Para ele, será comum companhias mais avançadas digitalmente permitirem que outras utilizem seus serviços e produtos. “Claro que ainda é difícil operar com paredes de vidro. Tudo vai depender das análises de mercado e fomento competitivo com os serviços fornecidos”, comenta.
Por que sair da primeira fase é tão difícil?
Muitos projetos que querem atingir a maturidade digital, no entanto, não passam do primeiro nível da análise da Fujitsu, sendo a transição para a segunda etapa a mais difícil. Depois que o negócio se consolida, fica mais fácil migrar para a terceira fase, quando atinge-se o ápice da transformação digital.
“No Brasil, é difícil dizer o motivo exato de muitas empresas não saírem da primeira fase no processo de transformação digital, mas, de forma ampla, acredito que muitas companhias no País ainda tratam a inovação e o desenvolvimento de tecnologia como um processo com começo, meio e fim, budget e deadlines definidos. Tudo isso é o que mata a inovação justamente na primeira etapa, onde é preciso mais liberdade criativa e a chance para errar, aprender e melhorar” opina Goldenberg.

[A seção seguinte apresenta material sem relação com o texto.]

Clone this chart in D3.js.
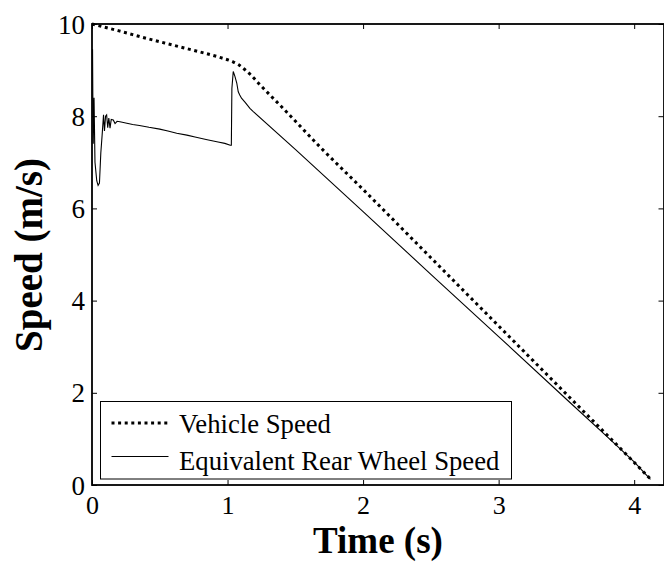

Ele continua. “Aceitar que o erro e o fracasso fazem parte do processo de inovação e desenvolvimento de tecnologia aplicada são cruciais na mentalidade dos líderes empresariais brasileiros, se quisermos mudar esse cenário. Em comparação, os Estados Unidos são uma nação construída nas costas do empreendedorismo e na livre iniciativa. O fracasso faz parte do processo empreendedor como um todo e essa cultura de fracassar, aprender com os erros e tentar de novo permeou a forma como se desenvolve tecnologia aplicada no país.”
Para Miguel Alcântara, diretor de TI da Movida, o motivo está, de fato, na mentalidade dos empresários, que visam apenas defender sua posição no mercado presente, sem se preparar assertivamente para o futuro.
“Isso faz com que, no máximo, automatizem alguns passos do processo atual. O poder de captar investimentos e saber reinvesti-los pensando na sua futura posição é que faz com que avancem nos três níveis. Também não haverá evolução para quem acha que o futuro será uma pequena variação do que já existe, não experimentando novos caminhos por achar que já o fazem”, afirma. Para chegar ao topo, não basta dar o primeiro passo: é necessário não parar de caminhar. E a sua empresa, como está caminhando na estrada da transformação?